Enquanto estava apurando um crime, Demétrio fala para Marcelo e diz que Adriano, que ele chama de ‘o amigo da montanha’, está sendo investigado. “Mas e aí? e o Amigo da Montanha? Vai fazer nada não? Vai ficar quietinho?”, diz Demétrio.
“Cara, se ele não sabia, manda ele se ligar, que o nome dele tá rolando direto aí, compadre! Hehehe”, ri o delegado ao alertar sobre a investigação que cita o miliciano.
Em outro áudio, o delegado dá a entender que pode ajudar Adriano da Nóbrega. “Mas, e aí? O que que tu acha? O amigo da montanha quer que abane alguma coisa ali? Dá pra abanar, cara. Quer o quê? Ou é melhor não se meter em (…) nenhuma?”, questiona Demétrio. Segundo o MP, Demétrio vazava informações porque o miliciano pagava propina.
O ex-militar Adriano da Nóbrega é apontado pelo Gaeco como chefe do ‘’Escritório do Crime’, uma milícia de pistoleiros e matadores de aluguel, criada em 2009. O miliciano foi morto em fevereiro de 2020, na Bahia, numa suposta troca de tiros com policiais baianos.
ATINGIR ADVERSÁRIOS POLÍTICOS
Turnowski também está sendo investigado por, supostamente, ter planejado prejudicar adversários políticos usando informações privilegiadas.
Segundo a denúncia apresentada à Justiça, em 2021 o ex-chefe da Polícia Civil do RJ planejou instaurar uma investigação sem justificativa que pudesse prejudicar uma eventual candidatura de Eduardo Paes ao Governo do Estado.
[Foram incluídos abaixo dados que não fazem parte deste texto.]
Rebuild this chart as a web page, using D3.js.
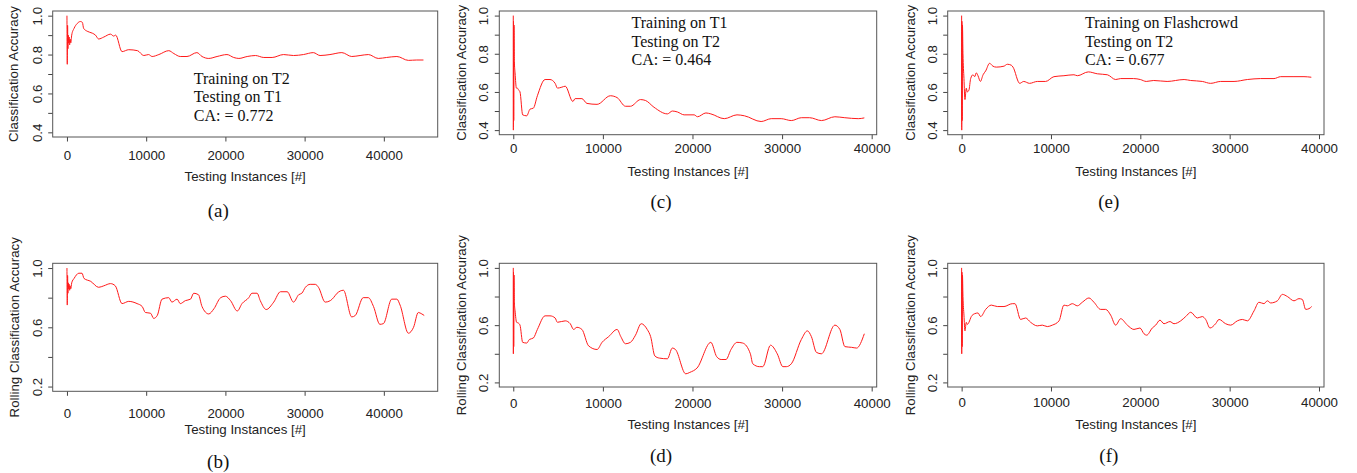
<!DOCTYPE html>
<html>
<head>
<meta charset="utf-8">
<script src="https://cdn.jsdelivr.net/npm/d3@7"></script>
<style>
  body { margin: 0; background: #fff; }
  svg { display: block; }
  .tick text, .lab { font-family: "Liberation Sans", Arial, sans-serif; fill: #222; }
  .note, .cap { font-family: "Liberation Serif", "Times New Roman", serif; fill: #111; }
</style>
</head>
<body>
<svg id="fig" width="1357" height="473"></svg>
<script>
// values: [testing instance, accuracy]
// (a) cumulative, train T2 / test T1
const accT2T1 = [[0,1.0],[40,0.75],[80,0.95],[120,0.83],[170,0.9],[220,0.86],[280,0.89],[340,0.85],[400,0.88],[480,0.86],[600,0.9],[900,0.935],[1300,0.96],[1700,0.97],[1950,0.965],[2100,0.935],[2550,0.92],[3200,0.91],[3600,0.9],[4000,0.88],[4650,0.89],[5500,0.905],[5900,0.895],[6150,0.9],[6950,0.815],[7800,0.825],[8900,0.82],[9700,0.795],[10300,0.8],[10750,0.79],[11600,0.8],[12850,0.82],[13500,0.805],[14300,0.79],[15150,0.79],[16400,0.81],[17050,0.79],[17900,0.78],[18950,0.79],[20200,0.8],[21050,0.785],[21700,0.78],[22750,0.79],[23800,0.795],[24850,0.785],[25900,0.785],[27350,0.8],[28600,0.795],[29850,0.8],[31100,0.81],[31950,0.795],[33200,0.8],[34700,0.81],[35950,0.79],[37000,0.795],[38050,0.8],[39300,0.78],[40350,0.785],[41650,0.79],[43100,0.77],[44150,0.772],[45000,0.772]];
// (b) rolling, train T2 / test T1
const rollT2T1 = [[0,1.0],[40,0.75],[80,0.95],[120,0.83],[170,0.9],[220,0.86],[280,0.89],[340,0.85],[400,0.88],[480,0.86],[600,0.9],[900,0.93],[1500,0.965],[1900,0.965],[2150,0.93],[3000,0.91],[4000,0.87],[4650,0.88],[5500,0.895],[6100,0.88],[6950,0.76],[7800,0.775],[8850,0.76],[9500,0.74],[9900,0.7],[10550,0.695],[10950,0.66],[11400,0.68],[12000,0.79],[12850,0.8],[13250,0.77],[13900,0.79],[14300,0.76],[14950,0.78],[15600,0.79],[16000,0.83],[16600,0.82],[17050,0.74],[17900,0.69],[18550,0.725],[19400,0.8],[20000,0.81],[20650,0.78],[21500,0.71],[22100,0.76],[22950,0.8],[23350,0.83],[24000,0.83],[24400,0.78],[25150,0.72],[26100,0.77],[26950,0.84],[27800,0.84],[28600,0.77],[29250,0.82],[29650,0.83],[30100,0.87],[30700,0.89],[31350,0.89],[31750,0.87],[32600,0.77],[33250,0.78],[33650,0.8],[34100,0.83],[34900,0.85],[35950,0.67],[36400,0.68],[37400,0.8],[38050,0.8],[38700,0.74],[39500,0.62],[39950,0.625],[41000,0.79],[41650,0.79],[42050,0.75],[43100,0.56],[43750,0.6],[44350,0.7],[44800,0.69],[45100,0.68]];
// (c) cumulative, train T1 / test T2
const accT1T2 = [[0,1.0],[10,0.4],[25,0.97],[50,0.45],[80,0.95],[120,0.76],[200,0.7],[350,0.62],[450,0.62],[600,0.61],[750,0.6],[1050,0.48],[1500,0.475],[1870,0.51],[2240,0.515],[2690,0.58],[3550,0.665],[4100,0.665],[4670,0.645],[4930,0.62],[5420,0.625],[5800,0.63],[6650,0.55],[6900,0.565],[7660,0.565],[8220,0.54],[9350,0.535],[10840,0.58],[11600,0.57],[12520,0.525],[13080,0.525],[14200,0.56],[14770,0.555],[15700,0.52],[17200,0.485],[17760,0.5],[18320,0.495],[19070,0.48],[20190,0.48],[20560,0.47],[21500,0.49],[22050,0.485],[23550,0.46],[24970,0.48],[25800,0.475],[27660,0.445],[28790,0.46],[29900,0.46],[31030,0.45],[32150,0.465],[33080,0.465],[34400,0.45],[35890,0.47],[37000,0.465],[38500,0.46],[39180,0.464]];
// (d) rolling, train T1 / test T2
const rollT1T2 = [[0,1.0],[10,0.4],[25,0.97],[50,0.45],[80,0.95],[120,0.76],[200,0.7],[370,0.62],[560,0.615],[750,0.6],[1050,0.48],[1500,0.475],[1800,0.5],[2240,0.51],[2690,0.57],[3550,0.665],[4100,0.665],[4670,0.65],[4930,0.62],[5800,0.63],[6360,0.61],[6730,0.57],[7100,0.585],[7660,0.57],[8410,0.455],[9350,0.43],[9910,0.48],[10650,0.52],[11590,0.57],[12000,0.52],[12520,0.47],[13080,0.48],[13640,0.53],[14280,0.61],[14950,0.57],[15330,0.52],[15800,0.385],[16300,0.37],[17200,0.365],[17750,0.44],[18100,0.43],[19250,0.26],[19700,0.27],[20500,0.3],[22050,0.48],[22700,0.38],[23200,0.36],[23740,0.36],[24300,0.43],[24970,0.48],[25600,0.475],[26460,0.4],[26730,0.33],[27470,0.31],[27850,0.31],[28710,0.46],[29460,0.4],[30090,0.31],[30470,0.31],[31030,0.33],[32150,0.5],[32820,0.56],[33270,0.52],[33830,0.41],[34390,0.4],[35890,0.6],[36450,0.57],[37010,0.45],[37760,0.445],[38320,0.44],[39180,0.54]];
// (e) cumulative, train Flashcrowd / test T2
const accFcT2 = [[0,1.0],[10,0.4],[30,0.97],[60,0.45],[90,0.95],[150,0.8],[260,0.67],[370,0.56],[520,0.62],[630,0.6],[820,0.61],[1010,0.67],[1270,0.69],[1460,0.68],[1640,0.7],[1830,0.685],[2100,0.655],[2400,0.69],[2690,0.71],[3130,0.75],[3500,0.735],[3880,0.73],[4740,0.735],[5110,0.745],[5560,0.74],[5750,0.73],[6500,0.645],[6950,0.655],[7600,0.645],[8470,0.655],[9400,0.655],[10330,0.68],[11450,0.685],[12570,0.69],[12950,0.685],[14180,0.705],[15190,0.695],[16310,0.69],[17240,0.665],[17800,0.67],[19250,0.67],[20000,0.665],[20670,0.655],[21500,0.66],[23000,0.655],[24900,0.665],[25630,0.66],[26940,0.655],[27870,0.645],[28990,0.655],[30490,0.655],[31980,0.665],[33470,0.67],[34960,0.67],[35710,0.68],[37200,0.68],[38320,0.68],[39140,0.677]];
// (f) rolling, train Flashcrowd / test T2
const rollFcT2 = [[0,1.0],[10,0.4],[30,0.97],[60,0.45],[90,0.95],[150,0.8],[260,0.67],[370,0.56],[520,0.62],[630,0.605],[820,0.62],[1080,0.66],[1460,0.68],[1830,0.685],[2130,0.66],[2690,0.71],[3320,0.74],[3990,0.73],[4740,0.73],[5670,0.75],[5970,0.75],[6600,0.64],[7160,0.65],[7720,0.62],[8470,0.595],[9030,0.6],[9590,0.59],[10150,0.6],[10900,0.63],[11450,0.74],[11830,0.735],[12390,0.75],[12950,0.735],[13510,0.76],[14250,0.79],[14810,0.76],[15560,0.71],[16120,0.71],[16680,0.67],[17240,0.6],[17800,0.645],[18550,0.6],[19290,0.57],[19960,0.58],[20410,0.54],[20710,0.53],[21340,0.58],[21720,0.6],[22200,0.635],[22650,0.61],[23320,0.625],[23770,0.61],[24520,0.63],[25080,0.66],[25640,0.69],[26380,0.65],[26940,0.66],[27310,0.64],[27800,0.58],[28430,0.61],[28810,0.64],[29550,0.61],[30110,0.6],[30860,0.63],[31420,0.64],[31980,0.63],[32730,0.7],[33280,0.76],[33840,0.75],[34220,0.77],[34590,0.755],[35340,0.77],[35900,0.815],[36460,0.8],[37200,0.77],[37760,0.785],[38130,0.78],[38510,0.71],[38880,0.715],[39180,0.73]];

// tick values and which get a label (R drops labels that would overlap)
const xTicks = [0, 10000, 20000, 30000, 40000];
const yTicksTop = [0.4, 0.5, 0.6, 0.7, 0.8, 0.9, 1.0];
const yLabelsTop = [0.4, 0.6, 0.8, 1.0];
const yTicksBottom = [0.2, 0.4, 0.6, 0.8, 1.0];
const yLabelsBottom = [0.2, 0.6, 1.0];

const captions = ["(a)", "(b)", "(c)", "(d)", "(e)", "(f)"];
const notes = {
  a: ["Training on T2", "Testing on T1", "CA: = 0.772"],
  c: ["Training on T1", "Testing on T2", "CA: = 0.464"],
  e: ["Training on Flashcrowd", "Testing on T2", "CA: = 0.677"]
};

const xTitle = "Testing Instances [#]";
const yTitleTop = "Classification Accuracy";
const yTitleBottom = "Rolling Classification Accuracy";

// R pads axis ranges by 4% on both sides
function pad(lo, hi) { let d = (hi - lo) * 0.04; return [lo - d, hi + d]; }

// layout: plot boxes and where the surrounding text sits (page px)
let panels = [
  {id: "a", data: accT2T1, cap: captions[0], xmax: 45000, top: true,
   box: [52.7, 11, 437.7, 137], xlab: 155, xtitle: 176, capY: 210, ylab: 13.5, ytick: 37.3,
   note: notes.a, noteAt: [16000, 0.65]},
  {id: "b", data: rollT2T1, cap: captions[1], xmax: 45000, top: false,
   box: [52.7, 263.3, 437.7, 391.3], xlab: 413.3, xtitle: 429.3, capY: 461.7, ylab: 14, ytick: 37.3},
  {id: "c", data: accT1T2, cap: captions[2], xmax: 39000, top: true,
   box: [499.3, 11, 876.7, 134.7], xlab: 148.7, xtitle: 171.7, capY: 201.7, ylab: 461.7, ytick: 483.3,
   note: notes.c, noteAt: [13200, 0.933]},
  {id: "d", data: rollT1T2, cap: captions[3], xmax: 39000, top: false,
   box: [499.3, 263.3, 876.7, 387], xlab: 403.3, xtitle: 424.3, capY: 455, ylab: 461.7, ytick: 483.3},
  {id: "e", data: accFcT2, cap: captions[4], xmax: 39000, top: true,
   box: [947.7, 11, 1324, 134.7], xlab: 148.7, xtitle: 171.7, capY: 201.7, ylab: 910, ytick: 932.3,
   note: notes.e, noteAt: [13800, 0.933]},
  {id: "f", data: rollFcT2, cap: captions[5], xmax: 39000, top: false,
   box: [947.7, 263.3, 1324, 387], xlab: 402.7, xtitle: 424.3, capY: 455, ylab: 910, ytick: 932.3}
];

const svg = d3.select("#fig");
const FS = 13.3;      // axis text size
const TICK = 4.5;     // outward tick length

panels.forEach((p) => {
  let [x0, y0, x1, y1] = p.box;
  let x = d3.scaleLinear().domain(pad(0, p.xmax)).range([x0, x1]);
  let y = d3.scaleLinear().domain(p.top ? pad(0.4, 1.0) : pad(0.2, 1.0)).range([y1, y0]);
  let yTicks = p.top ? yTicksTop : yTicksBottom;
  let yLabels = p.top ? yLabelsTop : yLabelsBottom;

  let g = svg.append("g");

  // x axis at the bottom of the box
  let gx = g.append("g")
    .attr("transform", `translate(0, ${y1})`)
    .call(d3.axisBottom(x).tickValues(xTicks).tickSize(TICK).tickSizeOuter(0).tickFormat(d3.format("d")));
  gx.select(".domain").remove();
  gx.selectAll("line").attr("stroke", "#444");
  gx.selectAll("text")
    .attr("y", p.xlab - y1).attr("dy", "0.35em")
    .attr("font-size", FS);

  // y axis: labels rotated like R's default
  let gy = g.append("g")
    .attr("transform", `translate(${x0}, 0)`)
    .call(d3.axisLeft(y).tickValues(yTicks).tickSize(TICK).tickSizeOuter(0)
      .tickFormat((d) => yLabels.some((v) => Math.abs(v - d) < 1e-9) ? d3.format(".1f")(d) : ""));
  gy.select(".domain").remove();
  gy.selectAll("line").attr("stroke", "#444");
  gy.selectAll("text")
    .attr("x", 0).attr("y", 0).attr("dy", "0.35em")
    .attr("transform", `translate(${p.ytick - x0}, 0) rotate(-90)`)
    .attr("text-anchor", "middle")
    .attr("font-size", FS);

  // the curve (monotone so the rolling waves stay rounded like the original)
  g.append("path")
    .datum(p.data)
    .attr("fill", "none")
    .attr("stroke", "#ff1a1a")
    .attr("stroke-width", 1)
    .attr("stroke-linejoin", "round")
    .attr("d", d3.line().curve(d3.curveMonotoneX).x((d) => x(d[0])).y((d) => y(d[1])));

  // frame
  g.append("rect")
    .attr("x", x0).attr("y", y0)
    .attr("width", x1 - x0).attr("height", y1 - y0)
    .attr("fill", "none").attr("stroke", "#555").attr("stroke-width", 1);

  // axis titles
  g.append("text").attr("class", "lab")
    .attr("x", (x0 + x1) / 2).attr("y", p.xtitle).attr("dy", "0.35em")
    .attr("text-anchor", "middle").attr("font-size", FS)
    .text(xTitle);
  g.append("text").attr("class", "lab")
    .attr("transform", `translate(${p.ylab}, ${(y0 + y1) / 2}) rotate(-90)`)
    .attr("dy", "0.35em")
    .attr("text-anchor", "middle").attr("font-size", FS)
    .text(p.top ? yTitleTop : yTitleBottom);

  // sub-figure caption
  g.append("text").attr("class", "cap")
    .attr("x", (x0 + x1) / 2 - 27).attr("y", p.capY).attr("dy", "0.35em")
    .attr("text-anchor", "middle").attr("font-size", 19)
    .text(p.cap);

  // annotation block
  if (p.note) {
    g.append("g").selectAll("text")
      .data(p.note)
      .enter().append("text")
      .attr("class", "note")
      .attr("x", x(p.noteAt[0]))
      .attr("y", (d, i) => y(p.noteAt[1]) + i * 18.4)
      .attr("font-size", 16)
      .text((d) => d);
  }
});
</script>
</body>
</html>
Ainda de acordo com o MP, o plano contava com a participação do delegado Maurício Demétrio, preso em 2021. A denúncia indica que a dupla conversava sobre um inquérito que poderia atingir o prefeito do Rio e o ex-presidente da OAB, Felipe Santa Cruz, ambos adversários políticos de Turnowski.
Os investigadores localizaram mensagens trocadas entre os dois delegados. Na conversa, Demétrio encaminha para o colega uma matéria do Jornal O Globo indicando as possíveis candidaturas de Paes e Santa Cruz. Em seguida, Turnowski responde que os dois perderiam as eleições e ele e Demétrio só deveriam manter o trabalho.
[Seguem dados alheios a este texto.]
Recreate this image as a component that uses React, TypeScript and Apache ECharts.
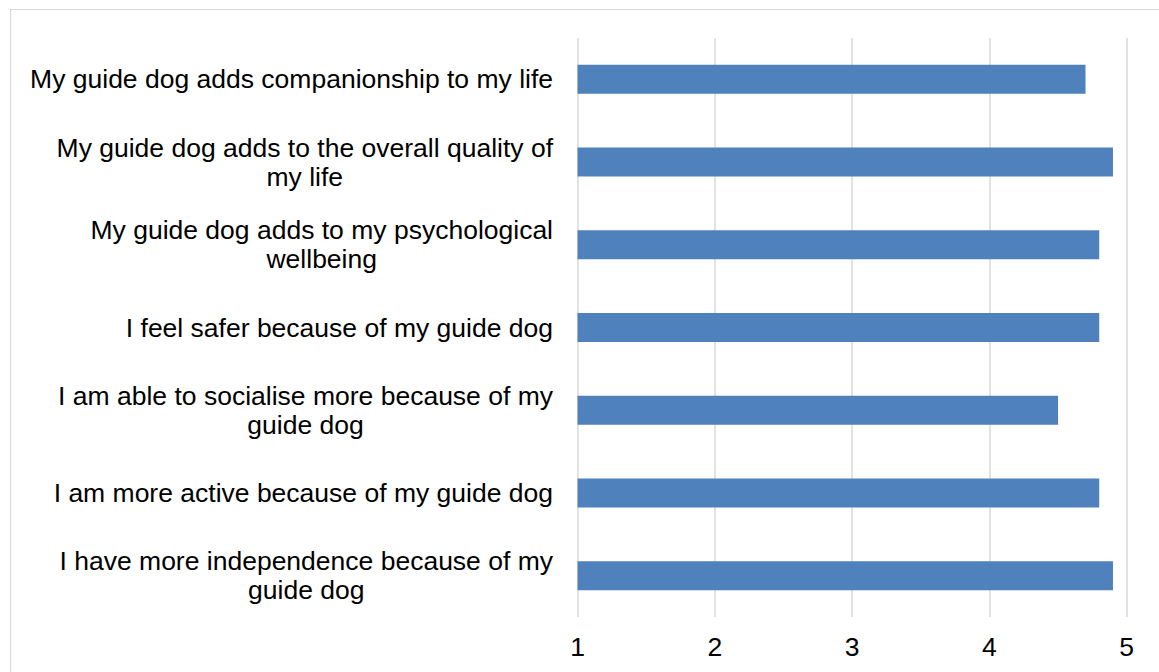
import React, { useEffect, useRef } from "react";
import * as echarts from "echarts";

const categories: string[] = [
  "My guide dog adds companionship to my life",
  "My guide dog adds to the overall quality of my life",
  "My guide dog adds to my psychological wellbeing",
  "I feel safer because of my guide dog",
  "I am able to socialise more because of my guide dog",
  "I am more active because of my guide dog",
  "I have more independence because of my guide dog",
];
const meanScores: number[] = [4.7, 4.9, 4.8, 4.8, 4.5, 4.8, 4.9];
const axisMin = 1;
const axisMax = 5;

const FONT = "'Liberation Sans', Arial, sans-serif";
const LABEL_SIZE = 26.5;
const WRAP_WIDTH = 528;

function wrapLabel(text: string): string[] {
  let ctx: CanvasRenderingContext2D | null = null;
  try {
    ctx = document.createElement("canvas").getContext("2d");
  } catch (e) {
    ctx = null;
  }
  const measure = (s: string) => {
    if (ctx) {
      ctx.font = `${LABEL_SIZE}px ${FONT}`;
      return ctx.measureText(s).width;
    }
    return s.length * LABEL_SIZE * 0.5;
  };
  const words = text.split(" ");
  const lines: string[] = [];
  let cur = "";
  for (const w of words) {
    const trial = cur ? cur + " " + w : w;
    if (measure(trial) > WRAP_WIDTH && cur) {
      lines.push(cur);
      cur = w;
    } else {
      cur = trial;
    }
  }
  if (cur) lines.push(cur);
  return lines;
}

export default function App() {
  const ref = useRef<HTMLDivElement>(null);
  useEffect(() => {
    if (!ref.current) return;
    const chart = echarts.init(ref.current, null, { renderer: "svg" });
    chart.setOption({
      animation: false,
      backgroundColor: "#ffffff",
      graphic: [
        {
          type: "rect",
          shape: { x: 10.5, y: 9.5, width: 1300, height: 800 },
          style: { fill: "none", stroke: "#d9d9d9", lineWidth: 1.2 },
          silent: true,
        },
      ],
      grid: { left: 577.5, right: 32.3, top: 38, bottom: 55, containLabel: false },
      xAxis: {
        type: "value",
        min: axisMin,
        max: axisMax,
        interval: 1,
        axisLine: { show: false },
        axisTick: { show: false },
        splitLine: { show: true, lineStyle: { color: "#d9d9d9", width: 1.5 } },
        axisLabel: {
          color: "#000",
          fontSize: LABEL_SIZE,
          fontFamily: FONT,
          margin: 16,
        },
      },
      yAxis: {
        type: "category",
        inverse: true,
        data: categories,
        axisLine: { show: false },
        axisTick: { show: false },
        splitLine: { show: false },
        axisLabel: {
          align: "right",
          margin: 24.5,
          formatter: (v: string) =>
            wrapLabel(v)
              .map((l) => `{c|${l}}`)
              .join("\n"),
          rich: {
            c: {
              align: "center",
              fontSize: LABEL_SIZE,
              fontFamily: FONT,
              color: "#000",
              lineHeight: 29,
            },
          },
        },
      },
      series: [
        {
          type: "bar",
          data: meanScores,
          barWidth: 29,
          itemStyle: { color: "#4f81bd" },
        },
      ],
    });
    return () => chart.dispose();
  }, []);
  return (
    <div
      ref={ref}
      style={{ position: "absolute", left: 0, top: 0, width: 1159, height: 672 }}
    />
  );
}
Ainda segundo o documento, Demétrio cita o inquérito na 5ª DP que poderia atingir os candidatos. Turnowski responde que eles deveriam aguardar o inquérito avançar, mas que iria olhar. Em seguida, Demétrio sugere a Delegacia do Consumidor, chefiada por ele.
“A conversa indica que após Maurício encaminhar uma matéria indicando a possível candidatura dos citados, Allan responde que eles perderiam as eleições e que, para isso, “é só mantermos nosso trabalho””, destaca a denúncia do MP.
Além de tentar manipular o trabalho da Polícia Civil do Rio de Janeiro para alcançar seus objetivos pessoais, Demétrio também é investigado por tentar forjar um crime para prender Eduardo Paes. Segundo o MP, o caso ocorreu em novembro de 2020, às vésperas do segundo turno da eleição para a Prefeitura do Rio.
MÁFIA
Ao saber do conteúdo da denúncia do MP que cita um possível esquema ilegal para prejudicar sua vida política, o prefeito Eduardo Paes analisou que os ataques não são casos isolados. Segundo ele, existe um esquema mafioso que conta com a ajuda do Estado.
“Esse mesmo esquema mafioso com ajuda do estado, com agentes do estado, tentou forjar um flagrante contra mim. Inventaram um crime. E depois em 2021, eu já prefeito, também olhando pro processo eleitoral de 2022 ele já tenta a mesma coisa. São fatos que são o estado sendo utilizado, a máquina do estado, para prejudicar politicamente o adversário. Isso é autoritarismo. Isso é máfia. Isso é atentar contra a democracia e isso é inaceitável”, comentou Eduardo Paes.
Na opinião do prefeito do Rio, o governador Cláudio Castro deveria agir contra essa prática.
“Não é possível que o governador Cláudio Castro participou de todos esses episódios, não tenha nada a fazer. Não tô me referindo tão somente a declarações de que não tinha nenhum envolvimento. São agentes públicos do estado do RJ agindo para prejudicar politicamente um político do nosso estado. Isso é inaceitável”, completou Paes.
O Tribunal de Justiça do Rio de Janeiro decidiu manter a prisão de Allan Turnowski. A decisão ocorreu durante a audiência de custódia, em Benfica, na Zona Norte. Em seguida, o ex-chefe da Polícia Civil foi conduzido para o Presídio Constantino Cokotos, em Niterói.